- What you will do -
Go through the material and write it all out exactly, minus the pictures.

- Stored data -
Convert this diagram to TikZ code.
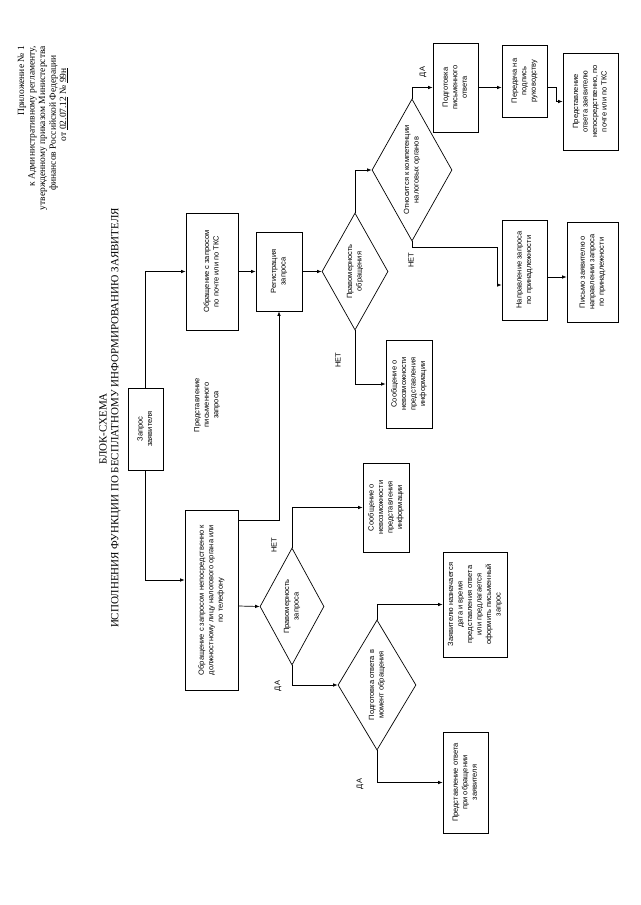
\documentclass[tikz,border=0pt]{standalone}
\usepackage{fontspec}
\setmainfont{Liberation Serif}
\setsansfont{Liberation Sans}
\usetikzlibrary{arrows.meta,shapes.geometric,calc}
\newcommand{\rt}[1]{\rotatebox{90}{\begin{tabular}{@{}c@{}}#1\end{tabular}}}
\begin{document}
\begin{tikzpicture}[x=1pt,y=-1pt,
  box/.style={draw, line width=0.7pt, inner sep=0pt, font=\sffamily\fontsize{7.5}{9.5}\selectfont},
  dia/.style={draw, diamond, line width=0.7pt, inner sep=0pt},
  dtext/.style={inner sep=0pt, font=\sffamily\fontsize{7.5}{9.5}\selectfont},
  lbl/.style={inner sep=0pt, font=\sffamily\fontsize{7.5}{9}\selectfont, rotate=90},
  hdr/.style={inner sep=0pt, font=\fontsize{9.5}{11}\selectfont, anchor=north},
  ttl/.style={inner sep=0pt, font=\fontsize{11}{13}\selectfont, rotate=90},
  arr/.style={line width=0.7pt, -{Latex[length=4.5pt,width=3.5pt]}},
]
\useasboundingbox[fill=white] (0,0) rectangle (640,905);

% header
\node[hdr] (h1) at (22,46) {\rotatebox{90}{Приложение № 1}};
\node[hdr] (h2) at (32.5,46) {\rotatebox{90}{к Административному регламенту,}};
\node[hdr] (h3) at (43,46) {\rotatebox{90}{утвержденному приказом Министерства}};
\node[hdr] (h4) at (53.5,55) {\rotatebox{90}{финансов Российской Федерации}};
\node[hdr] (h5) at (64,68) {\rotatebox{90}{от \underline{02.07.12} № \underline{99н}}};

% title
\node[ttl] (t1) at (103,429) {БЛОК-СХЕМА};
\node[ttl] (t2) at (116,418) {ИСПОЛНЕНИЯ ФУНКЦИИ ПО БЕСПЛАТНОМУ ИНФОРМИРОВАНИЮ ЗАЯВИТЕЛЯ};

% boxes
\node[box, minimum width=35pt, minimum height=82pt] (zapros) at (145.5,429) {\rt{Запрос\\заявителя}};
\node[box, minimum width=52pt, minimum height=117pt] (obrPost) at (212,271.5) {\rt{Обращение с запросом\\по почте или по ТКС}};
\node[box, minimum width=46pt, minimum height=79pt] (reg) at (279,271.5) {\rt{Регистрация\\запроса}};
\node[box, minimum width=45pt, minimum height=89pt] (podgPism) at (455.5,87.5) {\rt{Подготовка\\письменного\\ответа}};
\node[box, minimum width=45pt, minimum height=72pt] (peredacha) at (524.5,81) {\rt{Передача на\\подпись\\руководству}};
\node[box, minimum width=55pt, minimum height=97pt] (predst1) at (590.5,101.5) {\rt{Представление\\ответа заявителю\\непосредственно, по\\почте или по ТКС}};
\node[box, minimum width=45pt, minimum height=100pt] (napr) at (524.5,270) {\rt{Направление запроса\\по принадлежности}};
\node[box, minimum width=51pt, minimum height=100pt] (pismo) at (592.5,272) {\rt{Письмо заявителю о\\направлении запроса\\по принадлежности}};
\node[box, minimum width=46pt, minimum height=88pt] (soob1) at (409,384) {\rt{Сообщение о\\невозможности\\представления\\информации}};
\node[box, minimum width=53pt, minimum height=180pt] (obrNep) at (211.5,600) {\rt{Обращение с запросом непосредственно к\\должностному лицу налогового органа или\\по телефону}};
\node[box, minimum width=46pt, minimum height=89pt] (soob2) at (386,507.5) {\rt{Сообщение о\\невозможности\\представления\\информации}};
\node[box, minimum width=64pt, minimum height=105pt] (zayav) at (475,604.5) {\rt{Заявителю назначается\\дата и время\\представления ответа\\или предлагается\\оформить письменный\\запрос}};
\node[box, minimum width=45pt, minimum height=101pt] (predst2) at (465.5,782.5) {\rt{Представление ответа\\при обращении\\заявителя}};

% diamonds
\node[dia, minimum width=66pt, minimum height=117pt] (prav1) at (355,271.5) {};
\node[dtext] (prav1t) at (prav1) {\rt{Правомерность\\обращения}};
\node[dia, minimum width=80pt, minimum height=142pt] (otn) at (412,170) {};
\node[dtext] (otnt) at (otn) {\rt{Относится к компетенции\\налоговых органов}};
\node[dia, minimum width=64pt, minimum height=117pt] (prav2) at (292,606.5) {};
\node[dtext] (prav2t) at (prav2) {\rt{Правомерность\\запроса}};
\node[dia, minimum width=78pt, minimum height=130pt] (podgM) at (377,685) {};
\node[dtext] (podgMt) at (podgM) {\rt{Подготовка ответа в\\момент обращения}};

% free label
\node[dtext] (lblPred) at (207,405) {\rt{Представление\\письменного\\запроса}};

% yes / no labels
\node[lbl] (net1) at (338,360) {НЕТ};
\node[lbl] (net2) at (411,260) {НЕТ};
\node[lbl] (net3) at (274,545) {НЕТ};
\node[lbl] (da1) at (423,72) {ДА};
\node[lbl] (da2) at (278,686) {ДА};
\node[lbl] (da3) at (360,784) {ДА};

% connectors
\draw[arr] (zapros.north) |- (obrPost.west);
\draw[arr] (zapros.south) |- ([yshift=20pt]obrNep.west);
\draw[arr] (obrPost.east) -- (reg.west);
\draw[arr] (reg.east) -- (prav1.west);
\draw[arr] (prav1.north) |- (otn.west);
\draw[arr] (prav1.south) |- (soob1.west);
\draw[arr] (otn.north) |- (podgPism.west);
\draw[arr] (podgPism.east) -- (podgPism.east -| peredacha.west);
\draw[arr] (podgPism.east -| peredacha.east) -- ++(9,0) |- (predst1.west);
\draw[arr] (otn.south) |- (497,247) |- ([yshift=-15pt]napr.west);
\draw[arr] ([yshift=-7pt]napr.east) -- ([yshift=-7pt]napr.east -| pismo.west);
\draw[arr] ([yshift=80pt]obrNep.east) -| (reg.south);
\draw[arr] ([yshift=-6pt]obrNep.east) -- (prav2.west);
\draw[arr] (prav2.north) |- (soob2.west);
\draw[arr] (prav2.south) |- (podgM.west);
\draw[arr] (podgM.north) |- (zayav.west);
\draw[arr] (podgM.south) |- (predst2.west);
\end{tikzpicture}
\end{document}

- Task response -
Convert this diagram to TikZ code.
\documentclass[tikz,border=0pt]{standalone}
\usepackage{fontspec}
\setmainfont{Liberation Serif}
\setsansfont{Liberation Sans}
\usetikzlibrary{arrows.meta,shapes.geometric,calc}
\newcommand{\rt}[1]{\rotatebox{90}{\begin{tabular}{@{}c@{}}#1\end{tabular}}}
\begin{document}
\begin{tikzpicture}[x=1pt,y=-1pt,
  box/.style={draw, line width=0.7pt, inner sep=0pt, font=\sffamily\fontsize{7.5}{9.5}\selectfont},
  dia/.style={draw, diamond, line width=0.7pt, inner sep=0pt},
  dtext/.style={inner sep=0pt, font=\sffamily\fontsize{7.5}{9.5}\selectfont},
  lbl/.style={inner sep=0pt, font=\sffamily\fontsize{7.5}{9}\selectfont, rotate=90},
  hdr/.style={inner sep=0pt, font=\fontsize{9.5}{11}\selectfont, anchor=north},
  ttl/.style={inner sep=0pt, font=\fontsize{11}{13}\selectfont, rotate=90},
  arr/.style={line width=0.7pt, -{Latex[length=4.5pt,width=3.5pt]}},
]
\useasboundingbox[fill=white] (0,0) rectangle (640,905);

% header
\node[hdr] (h1) at (22,46) {\rotatebox{90}{Приложение № 1}};
\node[hdr] (h2) at (32.5,46) {\rotatebox{90}{к Административному регламенту,}};
\node[hdr] (h3) at (43,46) {\rotatebox{90}{утвержденному приказом Министерства}};
\node[hdr] (h4) at (53.5,55) {\rotatebox{90}{финансов Российской Федерации}};
\node[hdr] (h5) at (64,68) {\rotatebox{90}{от \underline{02.07.12} № \underline{99н}}};

% title
\node[ttl] (t1) at (103,429) {БЛОК-СХЕМА};
\node[ttl] (t2) at (116,418) {ИСПОЛНЕНИЯ ФУНКЦИИ ПО БЕСПЛАТНОМУ ИНФОРМИРОВАНИЮ ЗАЯВИТЕЛЯ};

% boxes
\node[box, minimum width=35pt, minimum height=82pt] (zapros) at (145.5,429) {\rt{Запрос\\заявителя}};
\node[box, minimum width=52pt, minimum height=117pt] (obrPost) at (212,271.5) {\rt{Обращение с запросом\\по почте или по ТКС}};
\node[box, minimum width=46pt, minimum height=79pt] (reg) at (279,271.5) {\rt{Регистрация\\запроса}};
\node[box, minimum width=45pt, minimum height=89pt] (podgPism) at (455.5,87.5) {\rt{Подготовка\\письменного\\ответа}};
\node[box, minimum width=45pt, minimum height=72pt] (peredacha) at (524.5,81) {\rt{Передача на\\подпись\\руководству}};
\node[box, minimum width=55pt, minimum height=97pt] (predst1) at (590.5,101.5) {\rt{Представление\\ответа заявителю\\непосредственно, по\\почте или по ТКС}};
\node[box, minimum width=45pt, minimum height=100pt] (napr) at (524.5,270) {\rt{Направление запроса\\по принадлежности}};
\node[box, minimum width=51pt, minimum height=100pt] (pismo) at (592.5,272) {\rt{Письмо заявителю о\\направлении запроса\\по принадлежности}};
\node[box, minimum width=46pt, minimum height=88pt] (soob1) at (409,384) {\rt{Сообщение о\\невозможности\\представления\\информации}};
\node[box, minimum width=53pt, minimum height=180pt] (obrNep) at (211.5,600) {\rt{Обращение с запросом непосредственно к\\должностному лицу налогового органа или\\по телефону}};
\node[box, minimum width=46pt, minimum height=89pt] (soob2) at (386,507.5) {\rt{Сообщение о\\невозможности\\представления\\информации}};
\node[box, minimum width=64pt, minimum height=105pt] (zayav) at (475,604.5) {\rt{Заявителю назначается\\дата и время\\представления ответа\\или предлагается\\оформить письменный\\запрос}};
\node[box, minimum width=45pt, minimum height=101pt] (predst2) at (465.5,782.5) {\rt{Представление ответа\\при обращении\\заявителя}};

% diamonds
\node[dia, minimum width=66pt, minimum height=117pt] (prav1) at (355,271.5) {};
\node[dtext] (prav1t) at (prav1) {\rt{Правомерность\\обращения}};
\node[dia, minimum width=80pt, minimum height=142pt] (otn) at (412,170) {};
\node[dtext] (otnt) at (otn) {\rt{Относится к компетенции\\налоговых органов}};
\node[dia, minimum width=64pt, minimum height=117pt] (prav2) at (292,606.5) {};
\node[dtext] (prav2t) at (prav2) {\rt{Правомерность\\запроса}};
\node[dia, minimum width=78pt, minimum height=130pt] (podgM) at (377,685) {};
\node[dtext] (podgMt) at (podgM) {\rt{Подготовка ответа в\\момент обращения}};

% free label
\node[dtext] (lblPred) at (207,405) {\rt{Представление\\письменного\\запроса}};

% yes / no labels
\node[lbl] (net1) at (338,360) {НЕТ};
\node[lbl] (net2) at (411,260) {НЕТ};
\node[lbl] (net3) at (274,545) {НЕТ};
\node[lbl] (da1) at (423,72) {ДА};
\node[lbl] (da2) at (278,686) {ДА};
\node[lbl] (da3) at (360,784) {ДА};

% connectors
\draw[arr] (zapros.north) |- (obrPost.west);
\draw[arr] (zapros.south) |- ([yshift=20pt]obrNep.west);
\draw[arr] (obrPost.east) -- (reg.west);
\draw[arr] (reg.east) -- (prav1.west);
\draw[arr] (prav1.north) |- (otn.west);
\draw[arr] (prav1.south) |- (soob1.west);
\draw[arr] (otn.north) |- (podgPism.west);
\draw[arr] (podgPism.east) -- (podgPism.east -| peredacha.west);
\draw[arr] (podgPism.east -| peredacha.east) -- ++(9,0) |- (predst1.west);
\draw[arr] (otn.south) |- (497,247) |- ([yshift=-15pt]napr.west);
\draw[arr] ([yshift=-7pt]napr.east) -- ([yshift=-7pt]napr.east -| pismo.west);
\draw[arr] ([yshift=80pt]obrNep.east) -| (reg.south);
\draw[arr] ([yshift=-6pt]obrNep.east) -- (prav2.west);
\draw[arr] (prav2.north) |- (soob2.west);
\draw[arr] (prav2.south) |- (podgM.west);
\draw[arr] (podgM.north) |- (zayav.west);
\draw[arr] (podgM.south) |- (predst2.west);
\end{tikzpicture}
\end{document}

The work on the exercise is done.